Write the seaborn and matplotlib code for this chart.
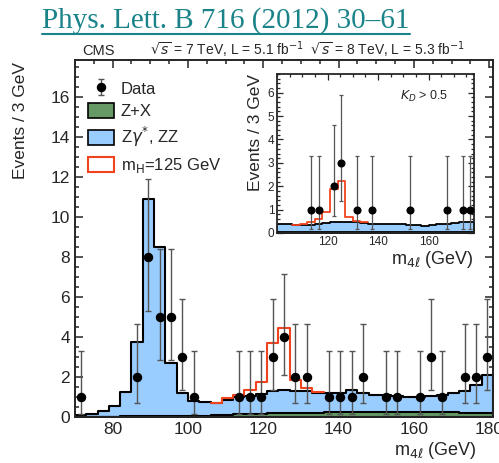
import numpy as np
import pandas as pd
import matplotlib
matplotlib.use('Agg')
import matplotlib.pyplot as plt
from matplotlib.patches import Patch
from matplotlib.lines import Line2D
from matplotlib.ticker import MultipleLocator
import seaborn as sns

# 3 GeV bins from 70 to 181 GeV
edges = np.arange(70, 182, 3)

# expected events per bin (stacked: Z+X at the bottom, ZZ on top, Higgs on top of that)
zx = [0.02, 0.02, 0.02, 0.02, 0.03, 0.03, 0.03, 0.03, 0.04, 0.04,
      0.05, 0.07, 0.09, 0.11, 0.13, 0.15, 0.17, 0.18, 0.19, 0.20,
      0.21, 0.22, 0.23, 0.24, 0.24, 0.25, 0.25, 0.25, 0.25, 0.25,
      0.24, 0.24, 0.23, 0.23, 0.22, 0.22, 0.21]
zz = [0.08, 0.13, 0.28, 0.53, 1.22, 3.72, 10.87, 8.47, 2.66, 1.16,
      0.73, 0.68, 0.59, 0.74, 0.85, 0.90, 0.98, 1.10, 1.17, 1.10,
      1.07, 0.98, 0.97, 0.98, 1.11, 0.95, 0.87, 0.85, 0.80, 0.73,
      0.76, 0.81, 0.87, 0.97, 1.08, 1.38, 1.89]
higgs = [0, 0, 0, 0, 0, 0, 0, 0, 0, 0,
         0, 0, 0.04, 0.10, 0.12, 0.31, 0.62, 2.40, 3.08, 0.56,
         0.16, 0.05, 0, 0, 0, 0, 0, 0, 0, 0,
         0, 0, 0, 0, 0, 0, 0]

# observed events (non-empty bins only)
data_mass = [71.5, 86.5, 89.5, 92.5, 95.5, 98.5, 101.5, 113.5, 116.5, 119.5,
             122.5, 125.5, 128.5, 131.5, 137.5, 140.5, 143.5, 146.5, 152.5,
             155.5, 161.5, 164.5, 167.5, 173.5, 176.5, 179.5]
data_n = [1, 2, 8, 5, 5, 3, 1, 1, 1, 1,
          3, 4, 2, 2, 1, 1, 1, 2, 1,
          1, 1, 3, 1, 2, 2, 3]

# error bar ends (Poisson intervals), by event count
err_low = {1: 0.17, 2: 0.71, 3: 1.37, 4: 2.09, 5: 2.84, 8: 5.32}
err_high = {1: 3.30, 2: 4.64, 3: 5.92, 4: 7.16, 5: 8.38, 8: 11.9}

# inset: K_D > 0.5, 100-178 GeV
kd_edges = np.arange(100, 179, 3)
kd_zx = [0.04, 0.04, 0.05, 0.05, 0.05, 0.05, 0.05, 0.06, 0.06, 0.06,
         0.06, 0.06, 0.06, 0.06, 0.06, 0.06, 0.06, 0.06, 0.06, 0.06,
         0.06, 0.05, 0.05, 0.05, 0.05, 0.05]
kd_zz = [0.34, 0.34, 0.28, 0.28, 0.30, 0.35, 0.37, 0.41, 0.42, 0.41,
         0.39, 0.36, 0.34, 0.34, 0.34, 0.32, 0.32, 0.30, 0.30, 0.24,
         0.30, 0.33, 0.35, 0.37, 0.40, 0.43]
kd_higgs = [0, 0, 0.03, 0.06, 0.12, 0.20, 0.46, 1.43, 1.74, 0.20,
            0.05, 0.03, 0, 0, 0, 0, 0, 0, 0, 0,
            0, 0, 0, 0, 0, 0]
kd_mass = [113.5, 116.5, 122.5, 125.5, 131.5, 137.5, 152.5, 167.5, 173.5, 176.5]
kd_n = [1, 1, 2, 3, 1, 1, 1, 1, 1, 1]
kd_ticks = [120, 140, 160]

green = '#669966'
blue = '#99ccff'
red = '#f0431e'
teal = '#1a8389'

sns.set_style('ticks')
plt.rcParams['font.family'] = ['Liberation Sans', 'DejaVu Sans']


def draw_stack(ax, bins, zx, zz, higgs, lw):
    df = pd.DataFrame({'mass': bins[:-1] + 1.5, 'zx': zx, 'zz': zz, 'higgs': higgs})
    df['bkg'] = df['zx'] + df['zz']
    df['tot'] = df['bkg'] + df['higgs']
    b = [float(v) for v in bins]
    sns.histplot(data=df, x='mass', weights='bkg', bins=b, element='step', fill=True,
                 color=blue, alpha=1, edgecolor='black', linewidth=lw, ax=ax)
    sns.histplot(data=df, x='mass', weights='zx', bins=b, element='step', fill=True,
                 color=green, alpha=1, edgecolor='black', linewidth=lw, ax=ax)
    idx = np.nonzero(df['higgs'].values)[0]
    lo, hi = idx[0], idx[-1] + 1
    sns.histplot(data=df.iloc[lo:hi], x='mass', weights='tot', bins=b[lo:hi + 1],
                 element='step', fill=False, color=red, linewidth=lw, ax=ax)


def draw_data(ax, mass, n, ms, lw, cap):
    lo = [k - err_low[k] for k in n]
    hi = [err_high[k] - k for k in n]
    return ax.errorbar(mass, n, yerr=[lo, hi], fmt='o', color='black', ecolor='#555555',
                       elinewidth=lw, capsize=cap, capthick=lw, markersize=ms, zorder=5)


fig = plt.figure(figsize=(4.99, 4.63), dpi=100)

# main panel
ax = fig.add_axes([75 / 499, 1 - 417 / 463, 418 / 499, 357 / 463])
draw_stack(ax, edges, zx, zz, higgs, 1.5)
eb = draw_data(ax, data_mass, data_n, 5.8, 1.0, 2)
ax.set_xlim(70, 181)
ax.set_ylim(0, 17.85)
ax.xaxis.set_major_locator(MultipleLocator(20))
ax.xaxis.set_minor_locator(MultipleLocator(5))
ax.yaxis.set_major_locator(MultipleLocator(2))
ax.yaxis.set_minor_locator(MultipleLocator(0.5))
ax.tick_params(which='both', direction='in', top=True, right=True, labelsize=12.5, width=1.1)
ax.tick_params(which='major', length=6)
ax.tick_params(which='minor', length=3)
for s in ax.spines.values():
    s.set_linewidth(1.4)
ax.set_ylabel('Events / 3 GeV', fontsize=12.5, loc='top')
ax.yaxis.set_label_coords(-0.112, 0.995)
ax.set_xlabel(r'm$_{4\ell}$ (GeV)', fontsize=13, loc='right')
ax.xaxis.set_label_coords(0.962, -0.065)

handles = [eb,
           Patch(facecolor=green, edgecolor='black', linewidth=1.2),
           Patch(facecolor=blue, edgecolor='black', linewidth=1.2),
           Patch(facecolor='white', edgecolor=red, linewidth=1.5)]
labels = ['Data', 'Z+X', r'Z$\gamma^{*}$, ZZ', r'm$_\mathrm{H}$=125 GeV']
ax.legend(handles, labels, loc='upper left', bbox_to_anchor=(0.03, 0.943), frameon=False,
          fontsize=12, handlelength=1.6, handleheight=1.0, labelspacing=0.38,
          handletextpad=0.4, borderaxespad=0, borderpad=0)

# inset panel
ax_in = fig.add_axes([277 / 499, 1 - 233 / 463, 197 / 499, 159 / 463])
draw_stack(ax_in, kd_edges, kd_zx, kd_zz, kd_higgs, 1.3)
draw_data(ax_in, kd_mass, kd_n, 4.8, 0.9, 1.5)
ax_in.set_xlim(100, 178)
ax_in.set_ylim(0, 6.8)
ax_in.set_xticks(kd_ticks)
ax_in.xaxis.set_minor_locator(MultipleLocator(5))
ax_in.yaxis.set_major_locator(MultipleLocator(1))
ax_in.yaxis.set_minor_locator(MultipleLocator(0.2))
ax_in.tick_params(which='both', direction='in', top=True, right=True, labelsize=8.5, width=0.9, pad=2)
ax_in.tick_params(which='major', length=4)
ax_in.tick_params(which='minor', length=2)
for s in ax_in.spines.values():
    s.set_linewidth(1.3)
ax_in.set_ylabel('Events / 3 GeV', fontsize=12.5, loc='top', labelpad=3)
ax_in.set_xlabel(r'm$_{4\ell}$ (GeV)', fontsize=13, loc='right', labelpad=1)
ax_in.text(0.87, 0.86, r'$K_D$ > 0.5', transform=ax_in.transAxes, ha='right', va='center', fontsize=9)

# header lines
fig.text(82 / 499, 1 - 55 / 463, 'CMS', fontsize=10.5, va='baseline')
fig.text(150 / 499, 1 - 55 / 463,
         r'$\sqrt{s}$ = 7 TeV, L = 5.1 fb$^{-1}$  $\sqrt{s}$ = 8 TeV, L = 5.3 fb$^{-1}$',
         fontsize=10, va='baseline')

title = fig.text(42 / 499, 1 - 28 / 463, 'Phys. Lett. B 716 (2012) 30\u201361',
                 family='Liberation Serif', fontsize=21, color=teal, va='baseline')
fig.canvas.draw()
bb = title.get_window_extent()
fig.add_artist(Line2D([bb.x0 / fig.bbox.width, bb.x1 / fig.bbox.width],
                      [1 - 34 / 463, 1 - 34 / 463], transform=fig.transFigure,
                      color=teal, linewidth=1.5))

fig.savefig('out.png', dpi=100)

***

## Task details
Write down every line from the opening of the listing to the line with "edges = np.arange(70, 182, 3)", both included, and nothing else; the pictures are omitted.

## Solved problem
Write the seaborn and matplotlib code for this chart.
import numpy as np
import pandas as pd
import matplotlib
matplotlib.use('Agg')
import matplotlib.pyplot as plt
from matplotlib.patches import Patch
from matplotlib.lines import Line2D
from matplotlib.ticker import MultipleLocator
import seaborn as sns

# 3 GeV bins from 70 to 181 GeV
edges = np.arange(70, 182, 3)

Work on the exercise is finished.